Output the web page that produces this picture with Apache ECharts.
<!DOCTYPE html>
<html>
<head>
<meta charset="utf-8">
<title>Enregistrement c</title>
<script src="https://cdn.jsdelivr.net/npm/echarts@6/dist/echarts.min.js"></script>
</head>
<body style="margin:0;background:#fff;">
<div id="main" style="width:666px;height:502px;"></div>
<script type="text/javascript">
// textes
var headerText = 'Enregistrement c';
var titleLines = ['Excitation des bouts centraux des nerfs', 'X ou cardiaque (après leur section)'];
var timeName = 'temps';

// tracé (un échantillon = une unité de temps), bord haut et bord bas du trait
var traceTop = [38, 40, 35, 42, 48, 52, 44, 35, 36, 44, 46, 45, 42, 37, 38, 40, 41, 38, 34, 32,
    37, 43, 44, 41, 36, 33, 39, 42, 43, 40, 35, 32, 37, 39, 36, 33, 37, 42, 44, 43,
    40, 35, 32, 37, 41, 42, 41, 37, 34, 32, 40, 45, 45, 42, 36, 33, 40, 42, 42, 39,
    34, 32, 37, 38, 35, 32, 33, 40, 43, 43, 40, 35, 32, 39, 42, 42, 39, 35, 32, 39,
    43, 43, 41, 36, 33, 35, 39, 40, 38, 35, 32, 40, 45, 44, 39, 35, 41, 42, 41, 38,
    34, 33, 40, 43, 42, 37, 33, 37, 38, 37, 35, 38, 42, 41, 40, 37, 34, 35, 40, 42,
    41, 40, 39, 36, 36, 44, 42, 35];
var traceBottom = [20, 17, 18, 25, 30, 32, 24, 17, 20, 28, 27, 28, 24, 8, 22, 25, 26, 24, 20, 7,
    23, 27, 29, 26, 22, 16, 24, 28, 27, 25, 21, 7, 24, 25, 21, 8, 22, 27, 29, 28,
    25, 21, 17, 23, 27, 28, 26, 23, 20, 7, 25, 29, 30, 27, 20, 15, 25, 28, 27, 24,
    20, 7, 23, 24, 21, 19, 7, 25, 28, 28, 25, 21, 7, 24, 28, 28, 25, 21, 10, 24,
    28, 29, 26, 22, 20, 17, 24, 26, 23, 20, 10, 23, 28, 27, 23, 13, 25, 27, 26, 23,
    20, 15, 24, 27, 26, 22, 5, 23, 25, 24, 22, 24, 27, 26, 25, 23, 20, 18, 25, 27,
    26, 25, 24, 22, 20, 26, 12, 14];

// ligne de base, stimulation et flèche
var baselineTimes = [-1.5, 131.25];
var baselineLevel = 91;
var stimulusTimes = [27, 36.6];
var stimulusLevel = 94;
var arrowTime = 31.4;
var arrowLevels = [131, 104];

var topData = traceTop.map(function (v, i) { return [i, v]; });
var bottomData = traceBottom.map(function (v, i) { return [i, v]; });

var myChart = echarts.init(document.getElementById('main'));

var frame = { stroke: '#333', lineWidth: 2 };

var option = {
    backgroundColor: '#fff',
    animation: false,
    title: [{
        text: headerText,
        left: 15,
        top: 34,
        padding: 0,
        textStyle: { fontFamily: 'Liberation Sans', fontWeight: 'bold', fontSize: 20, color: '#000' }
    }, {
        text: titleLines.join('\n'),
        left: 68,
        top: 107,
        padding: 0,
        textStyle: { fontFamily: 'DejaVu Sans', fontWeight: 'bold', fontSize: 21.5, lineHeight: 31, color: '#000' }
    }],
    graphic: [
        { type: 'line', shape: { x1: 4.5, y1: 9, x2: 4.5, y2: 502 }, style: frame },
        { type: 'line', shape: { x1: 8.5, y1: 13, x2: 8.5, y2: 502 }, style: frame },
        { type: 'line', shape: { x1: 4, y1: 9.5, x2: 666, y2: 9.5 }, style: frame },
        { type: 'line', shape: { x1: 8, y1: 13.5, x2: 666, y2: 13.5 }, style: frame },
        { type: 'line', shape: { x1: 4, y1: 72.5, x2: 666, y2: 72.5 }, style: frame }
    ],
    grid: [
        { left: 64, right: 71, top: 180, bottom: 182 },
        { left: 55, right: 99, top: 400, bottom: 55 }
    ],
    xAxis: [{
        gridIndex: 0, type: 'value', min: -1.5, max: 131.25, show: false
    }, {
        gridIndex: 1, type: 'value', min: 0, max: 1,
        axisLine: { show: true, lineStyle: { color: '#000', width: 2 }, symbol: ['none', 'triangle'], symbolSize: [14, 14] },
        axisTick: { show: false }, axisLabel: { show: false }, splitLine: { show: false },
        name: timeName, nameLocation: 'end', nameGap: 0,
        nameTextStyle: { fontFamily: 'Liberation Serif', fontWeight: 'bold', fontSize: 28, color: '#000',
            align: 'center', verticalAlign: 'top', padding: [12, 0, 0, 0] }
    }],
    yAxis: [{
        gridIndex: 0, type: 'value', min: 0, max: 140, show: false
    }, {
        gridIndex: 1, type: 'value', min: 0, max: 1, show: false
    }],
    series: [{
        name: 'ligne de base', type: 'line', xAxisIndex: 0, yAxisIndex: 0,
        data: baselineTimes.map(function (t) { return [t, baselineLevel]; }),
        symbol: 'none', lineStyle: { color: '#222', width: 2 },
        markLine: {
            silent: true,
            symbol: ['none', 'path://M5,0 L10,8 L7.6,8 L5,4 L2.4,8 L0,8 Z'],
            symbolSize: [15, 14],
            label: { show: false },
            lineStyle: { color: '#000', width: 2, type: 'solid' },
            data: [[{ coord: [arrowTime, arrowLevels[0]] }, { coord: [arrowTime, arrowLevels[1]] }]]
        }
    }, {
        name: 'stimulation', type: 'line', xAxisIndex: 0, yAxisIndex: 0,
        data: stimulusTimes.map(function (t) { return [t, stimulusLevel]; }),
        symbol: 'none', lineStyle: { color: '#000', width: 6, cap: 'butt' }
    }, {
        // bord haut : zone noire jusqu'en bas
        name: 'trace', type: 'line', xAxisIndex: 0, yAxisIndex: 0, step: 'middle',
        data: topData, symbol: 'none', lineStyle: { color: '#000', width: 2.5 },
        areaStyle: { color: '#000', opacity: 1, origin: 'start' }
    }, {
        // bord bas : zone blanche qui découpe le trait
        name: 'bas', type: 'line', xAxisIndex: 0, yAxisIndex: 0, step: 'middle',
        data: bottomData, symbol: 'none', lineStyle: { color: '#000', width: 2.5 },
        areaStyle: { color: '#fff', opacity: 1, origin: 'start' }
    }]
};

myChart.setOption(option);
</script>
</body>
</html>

...

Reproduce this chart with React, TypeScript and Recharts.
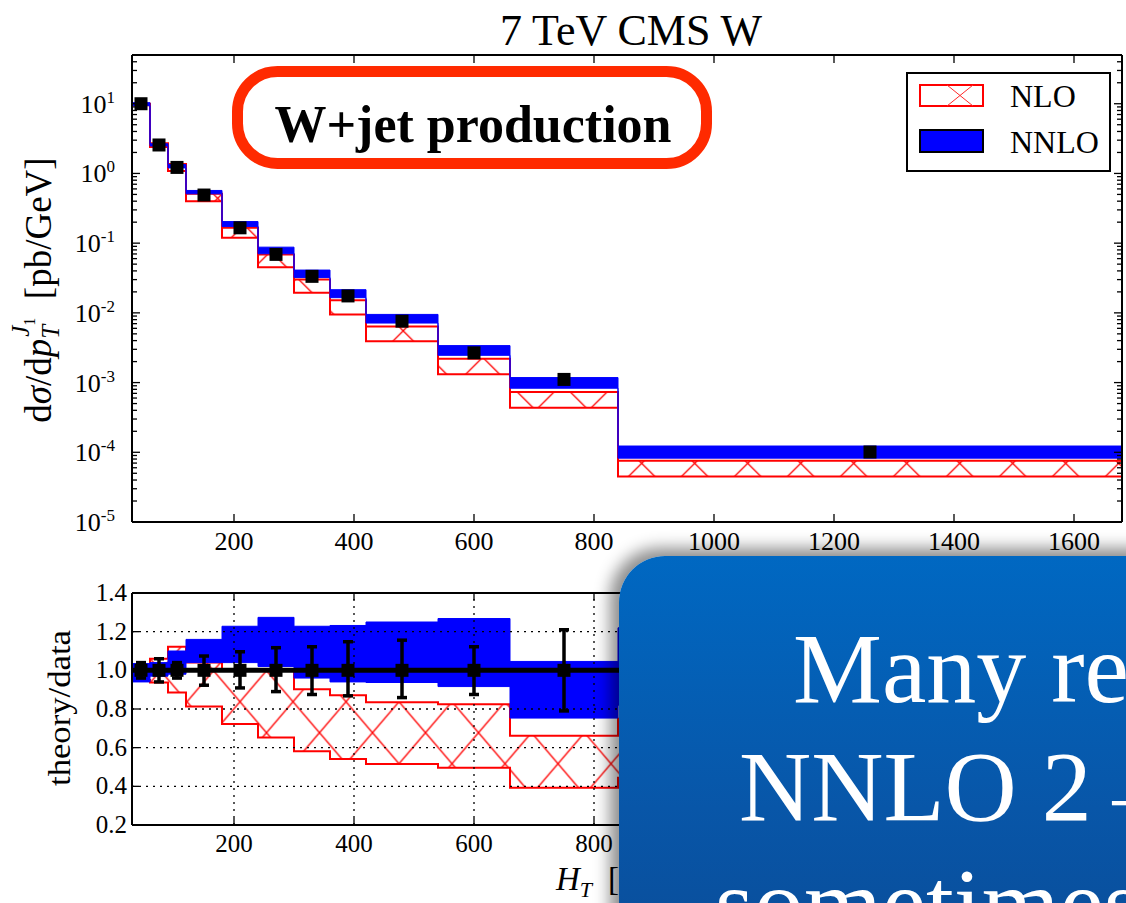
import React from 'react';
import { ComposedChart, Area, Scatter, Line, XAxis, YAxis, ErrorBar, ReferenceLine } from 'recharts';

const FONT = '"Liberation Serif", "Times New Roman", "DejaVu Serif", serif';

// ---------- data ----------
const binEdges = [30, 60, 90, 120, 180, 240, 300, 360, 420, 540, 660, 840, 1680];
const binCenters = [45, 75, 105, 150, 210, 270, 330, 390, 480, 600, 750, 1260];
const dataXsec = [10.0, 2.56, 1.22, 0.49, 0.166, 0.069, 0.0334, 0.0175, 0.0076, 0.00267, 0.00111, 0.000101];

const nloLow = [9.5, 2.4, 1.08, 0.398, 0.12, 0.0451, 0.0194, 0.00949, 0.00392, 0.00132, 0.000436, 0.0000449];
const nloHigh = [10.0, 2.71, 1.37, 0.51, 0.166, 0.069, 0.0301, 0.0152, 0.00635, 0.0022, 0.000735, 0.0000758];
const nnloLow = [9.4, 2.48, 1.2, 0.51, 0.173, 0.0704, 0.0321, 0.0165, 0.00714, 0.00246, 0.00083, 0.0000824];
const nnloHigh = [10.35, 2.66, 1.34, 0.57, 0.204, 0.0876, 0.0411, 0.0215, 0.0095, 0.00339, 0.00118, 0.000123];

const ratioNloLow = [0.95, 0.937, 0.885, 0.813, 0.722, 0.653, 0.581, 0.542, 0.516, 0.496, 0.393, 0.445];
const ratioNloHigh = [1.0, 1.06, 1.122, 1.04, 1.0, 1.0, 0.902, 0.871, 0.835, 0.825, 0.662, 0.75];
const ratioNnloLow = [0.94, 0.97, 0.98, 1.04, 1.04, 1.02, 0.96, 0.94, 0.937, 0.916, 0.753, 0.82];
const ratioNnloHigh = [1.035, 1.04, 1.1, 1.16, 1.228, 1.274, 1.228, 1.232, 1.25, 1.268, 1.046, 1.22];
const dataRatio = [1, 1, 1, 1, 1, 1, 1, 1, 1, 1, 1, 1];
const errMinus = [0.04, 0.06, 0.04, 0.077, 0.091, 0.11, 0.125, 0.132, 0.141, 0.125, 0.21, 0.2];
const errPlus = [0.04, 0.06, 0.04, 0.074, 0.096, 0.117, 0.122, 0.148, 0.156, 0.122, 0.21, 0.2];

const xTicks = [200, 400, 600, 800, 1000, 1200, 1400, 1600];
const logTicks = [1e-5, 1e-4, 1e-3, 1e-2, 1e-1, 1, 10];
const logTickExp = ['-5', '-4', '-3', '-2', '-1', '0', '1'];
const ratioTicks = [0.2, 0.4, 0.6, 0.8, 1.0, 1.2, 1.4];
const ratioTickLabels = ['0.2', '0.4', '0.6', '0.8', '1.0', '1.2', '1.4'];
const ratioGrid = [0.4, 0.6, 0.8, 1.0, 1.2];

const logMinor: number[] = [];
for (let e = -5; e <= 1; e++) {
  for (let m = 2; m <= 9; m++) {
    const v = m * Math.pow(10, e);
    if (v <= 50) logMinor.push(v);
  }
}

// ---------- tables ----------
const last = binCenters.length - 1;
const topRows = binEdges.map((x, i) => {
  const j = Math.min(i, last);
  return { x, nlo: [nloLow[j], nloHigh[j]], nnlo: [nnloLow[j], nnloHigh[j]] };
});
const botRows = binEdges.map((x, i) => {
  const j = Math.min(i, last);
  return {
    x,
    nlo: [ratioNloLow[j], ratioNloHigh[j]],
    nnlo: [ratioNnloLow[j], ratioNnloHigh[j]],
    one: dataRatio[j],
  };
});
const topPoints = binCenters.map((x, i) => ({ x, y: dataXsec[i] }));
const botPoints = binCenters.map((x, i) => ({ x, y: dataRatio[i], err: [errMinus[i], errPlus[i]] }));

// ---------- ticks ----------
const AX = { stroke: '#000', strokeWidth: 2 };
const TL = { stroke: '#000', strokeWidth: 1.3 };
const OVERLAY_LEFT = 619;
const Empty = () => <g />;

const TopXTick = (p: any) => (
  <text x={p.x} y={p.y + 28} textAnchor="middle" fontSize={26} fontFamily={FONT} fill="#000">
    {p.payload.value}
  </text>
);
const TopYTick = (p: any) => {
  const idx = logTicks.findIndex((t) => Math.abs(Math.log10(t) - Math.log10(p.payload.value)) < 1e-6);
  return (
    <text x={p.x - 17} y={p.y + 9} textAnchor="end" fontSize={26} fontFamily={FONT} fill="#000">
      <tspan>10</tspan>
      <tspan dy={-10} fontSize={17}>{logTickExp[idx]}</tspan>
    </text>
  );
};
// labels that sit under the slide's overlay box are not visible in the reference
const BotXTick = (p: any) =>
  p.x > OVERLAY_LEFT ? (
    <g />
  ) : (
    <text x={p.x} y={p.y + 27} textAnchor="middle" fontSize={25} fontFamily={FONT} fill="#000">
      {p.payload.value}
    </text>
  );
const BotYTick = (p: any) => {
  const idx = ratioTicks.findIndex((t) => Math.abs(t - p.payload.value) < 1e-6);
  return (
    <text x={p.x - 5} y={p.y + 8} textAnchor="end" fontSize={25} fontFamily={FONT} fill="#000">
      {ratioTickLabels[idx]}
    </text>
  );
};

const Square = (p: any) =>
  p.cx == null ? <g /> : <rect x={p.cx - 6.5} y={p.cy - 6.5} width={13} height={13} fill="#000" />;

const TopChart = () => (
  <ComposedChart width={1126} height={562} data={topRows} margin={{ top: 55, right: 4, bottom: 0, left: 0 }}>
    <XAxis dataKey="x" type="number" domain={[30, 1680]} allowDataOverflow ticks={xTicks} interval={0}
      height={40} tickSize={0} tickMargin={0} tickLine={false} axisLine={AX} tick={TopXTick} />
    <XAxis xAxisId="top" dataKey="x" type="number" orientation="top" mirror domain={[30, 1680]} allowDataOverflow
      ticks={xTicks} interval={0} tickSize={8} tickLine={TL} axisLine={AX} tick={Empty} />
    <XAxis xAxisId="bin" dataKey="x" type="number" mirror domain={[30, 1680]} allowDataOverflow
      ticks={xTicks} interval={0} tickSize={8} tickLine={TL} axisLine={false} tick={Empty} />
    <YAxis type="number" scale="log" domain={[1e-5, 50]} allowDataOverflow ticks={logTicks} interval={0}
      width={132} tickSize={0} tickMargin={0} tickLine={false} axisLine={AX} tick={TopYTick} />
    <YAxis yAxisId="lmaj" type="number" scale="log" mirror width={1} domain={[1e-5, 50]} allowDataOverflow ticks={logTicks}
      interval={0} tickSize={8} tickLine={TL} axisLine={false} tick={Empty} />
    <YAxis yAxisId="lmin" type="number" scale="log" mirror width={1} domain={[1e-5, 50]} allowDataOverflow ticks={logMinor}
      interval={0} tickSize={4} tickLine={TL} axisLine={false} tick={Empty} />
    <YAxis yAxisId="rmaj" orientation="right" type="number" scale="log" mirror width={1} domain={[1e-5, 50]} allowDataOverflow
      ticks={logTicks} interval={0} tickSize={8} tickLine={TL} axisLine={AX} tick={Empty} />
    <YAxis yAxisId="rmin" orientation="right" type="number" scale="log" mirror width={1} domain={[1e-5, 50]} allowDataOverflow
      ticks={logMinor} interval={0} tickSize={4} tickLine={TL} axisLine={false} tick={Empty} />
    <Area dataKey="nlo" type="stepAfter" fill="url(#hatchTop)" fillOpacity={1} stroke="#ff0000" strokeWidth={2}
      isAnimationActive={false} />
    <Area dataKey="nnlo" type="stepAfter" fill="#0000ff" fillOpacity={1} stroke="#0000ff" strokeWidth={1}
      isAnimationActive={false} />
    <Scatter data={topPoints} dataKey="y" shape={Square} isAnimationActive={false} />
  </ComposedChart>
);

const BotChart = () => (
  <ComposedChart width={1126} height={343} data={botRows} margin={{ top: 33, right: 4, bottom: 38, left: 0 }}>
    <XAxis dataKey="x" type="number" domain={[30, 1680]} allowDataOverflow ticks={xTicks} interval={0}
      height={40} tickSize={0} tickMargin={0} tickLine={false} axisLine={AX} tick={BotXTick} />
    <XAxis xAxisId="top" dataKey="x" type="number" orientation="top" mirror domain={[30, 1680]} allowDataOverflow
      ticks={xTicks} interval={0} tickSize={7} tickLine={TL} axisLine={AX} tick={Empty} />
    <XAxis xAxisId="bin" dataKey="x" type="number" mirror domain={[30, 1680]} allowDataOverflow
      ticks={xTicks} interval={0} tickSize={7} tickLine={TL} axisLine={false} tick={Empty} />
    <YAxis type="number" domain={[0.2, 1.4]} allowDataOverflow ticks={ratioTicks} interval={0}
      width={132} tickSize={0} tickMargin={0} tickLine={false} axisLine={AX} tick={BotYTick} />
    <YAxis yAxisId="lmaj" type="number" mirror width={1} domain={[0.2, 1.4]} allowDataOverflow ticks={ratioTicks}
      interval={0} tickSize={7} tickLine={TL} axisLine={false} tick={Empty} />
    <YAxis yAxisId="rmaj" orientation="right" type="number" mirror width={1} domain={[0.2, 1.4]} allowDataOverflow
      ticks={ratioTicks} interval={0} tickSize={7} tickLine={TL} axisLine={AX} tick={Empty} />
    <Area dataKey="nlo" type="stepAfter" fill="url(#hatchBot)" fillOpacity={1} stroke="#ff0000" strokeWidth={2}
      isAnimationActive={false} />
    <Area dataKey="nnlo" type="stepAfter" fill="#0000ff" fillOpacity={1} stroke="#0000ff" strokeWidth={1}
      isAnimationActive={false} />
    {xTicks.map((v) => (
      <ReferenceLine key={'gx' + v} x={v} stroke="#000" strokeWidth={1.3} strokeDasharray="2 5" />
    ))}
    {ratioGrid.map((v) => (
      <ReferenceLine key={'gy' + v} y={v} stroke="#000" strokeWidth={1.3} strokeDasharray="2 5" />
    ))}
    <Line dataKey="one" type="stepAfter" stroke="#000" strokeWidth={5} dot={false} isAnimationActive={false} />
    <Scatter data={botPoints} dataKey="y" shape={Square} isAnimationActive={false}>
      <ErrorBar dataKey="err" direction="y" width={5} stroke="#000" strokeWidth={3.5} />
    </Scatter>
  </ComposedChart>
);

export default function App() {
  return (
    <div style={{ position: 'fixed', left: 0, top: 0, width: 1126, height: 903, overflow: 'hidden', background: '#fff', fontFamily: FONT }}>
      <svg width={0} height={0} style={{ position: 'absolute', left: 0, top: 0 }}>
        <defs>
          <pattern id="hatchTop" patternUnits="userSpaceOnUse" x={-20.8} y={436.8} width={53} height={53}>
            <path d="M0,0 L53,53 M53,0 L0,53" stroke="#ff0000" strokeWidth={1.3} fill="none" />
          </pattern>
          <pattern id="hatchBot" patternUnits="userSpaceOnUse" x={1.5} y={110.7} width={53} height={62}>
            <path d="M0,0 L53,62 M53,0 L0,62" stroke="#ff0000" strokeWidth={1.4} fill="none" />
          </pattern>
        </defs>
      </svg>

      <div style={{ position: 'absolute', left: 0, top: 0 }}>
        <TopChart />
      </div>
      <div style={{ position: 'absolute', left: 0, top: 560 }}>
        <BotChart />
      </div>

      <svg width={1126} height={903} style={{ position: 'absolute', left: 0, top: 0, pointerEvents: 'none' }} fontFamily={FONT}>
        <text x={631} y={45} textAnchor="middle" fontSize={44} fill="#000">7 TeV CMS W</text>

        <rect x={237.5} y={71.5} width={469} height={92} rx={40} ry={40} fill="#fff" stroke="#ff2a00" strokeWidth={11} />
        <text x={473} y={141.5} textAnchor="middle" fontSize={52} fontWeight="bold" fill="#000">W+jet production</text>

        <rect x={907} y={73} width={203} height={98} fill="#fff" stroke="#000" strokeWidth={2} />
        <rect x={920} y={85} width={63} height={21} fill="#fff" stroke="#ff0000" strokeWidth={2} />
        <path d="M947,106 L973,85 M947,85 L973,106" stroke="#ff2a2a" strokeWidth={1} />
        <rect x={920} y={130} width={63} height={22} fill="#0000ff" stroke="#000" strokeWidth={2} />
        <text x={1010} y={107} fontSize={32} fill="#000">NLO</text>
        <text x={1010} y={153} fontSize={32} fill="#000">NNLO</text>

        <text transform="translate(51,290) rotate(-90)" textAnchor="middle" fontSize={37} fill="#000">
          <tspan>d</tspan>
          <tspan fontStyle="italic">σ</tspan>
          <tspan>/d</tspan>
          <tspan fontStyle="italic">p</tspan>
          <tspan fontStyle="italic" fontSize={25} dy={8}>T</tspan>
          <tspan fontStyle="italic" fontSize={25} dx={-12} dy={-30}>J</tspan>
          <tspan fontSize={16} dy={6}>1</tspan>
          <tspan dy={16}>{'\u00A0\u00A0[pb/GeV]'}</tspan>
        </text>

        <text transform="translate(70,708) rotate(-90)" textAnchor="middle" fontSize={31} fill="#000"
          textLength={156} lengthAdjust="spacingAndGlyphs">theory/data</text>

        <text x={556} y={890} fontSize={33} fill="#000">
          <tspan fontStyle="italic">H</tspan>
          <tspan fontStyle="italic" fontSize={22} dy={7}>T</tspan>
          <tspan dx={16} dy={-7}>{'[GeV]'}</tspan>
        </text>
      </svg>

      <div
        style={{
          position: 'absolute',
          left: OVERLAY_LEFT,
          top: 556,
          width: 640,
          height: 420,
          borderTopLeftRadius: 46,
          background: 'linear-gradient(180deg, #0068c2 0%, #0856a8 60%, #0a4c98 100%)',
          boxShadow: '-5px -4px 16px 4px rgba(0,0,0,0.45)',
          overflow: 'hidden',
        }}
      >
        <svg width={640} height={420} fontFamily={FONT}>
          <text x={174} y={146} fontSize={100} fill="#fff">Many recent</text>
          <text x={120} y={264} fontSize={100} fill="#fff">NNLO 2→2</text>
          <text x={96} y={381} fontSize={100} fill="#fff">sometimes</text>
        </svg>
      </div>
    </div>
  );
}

* Aim: What's needed is an exact copy of the records above from the line containing "Reproduce this chart" down to the line containing "0.00339, 0.00118, 0.000123];", both included, without any pictures.

* Reply:
Reproduce this chart with React, TypeScript and Recharts.
import React from 'react';
import { ComposedChart, Area, Scatter, Line, XAxis, YAxis, ErrorBar, ReferenceLine } from 'recharts';

const FONT = '"Liberation Serif", "Times New Roman", "DejaVu Serif", serif';

// ---------- data ----------
const binEdges = [30, 60, 90, 120, 180, 240, 300, 360, 420, 540, 660, 840, 1680];
const binCenters = [45, 75, 105, 150, 210, 270, 330, 390, 480, 600, 750, 1260];
const dataXsec = [10.0, 2.56, 1.22, 0.49, 0.166, 0.069, 0.0334, 0.0175, 0.0076, 0.00267, 0.00111, 0.000101];

const nloLow = [9.5, 2.4, 1.08, 0.398, 0.12, 0.0451, 0.0194, 0.00949, 0.00392, 0.00132, 0.000436, 0.0000449];
const nloHigh = [10.0, 2.71, 1.37, 0.51, 0.166, 0.069, 0.0301, 0.0152, 0.00635, 0.0022, 0.000735, 0.0000758];
const nnloLow = [9.4, 2.48, 1.2, 0.51, 0.173, 0.0704, 0.0321, 0.0165, 0.00714, 0.00246, 0.00083, 0.0000824];
const nnloHigh = [10.35, 2.66, 1.34, 0.57, 0.204, 0.0876, 0.0411, 0.0215, 0.0095, 0.00339, 0.00118, 0.000123];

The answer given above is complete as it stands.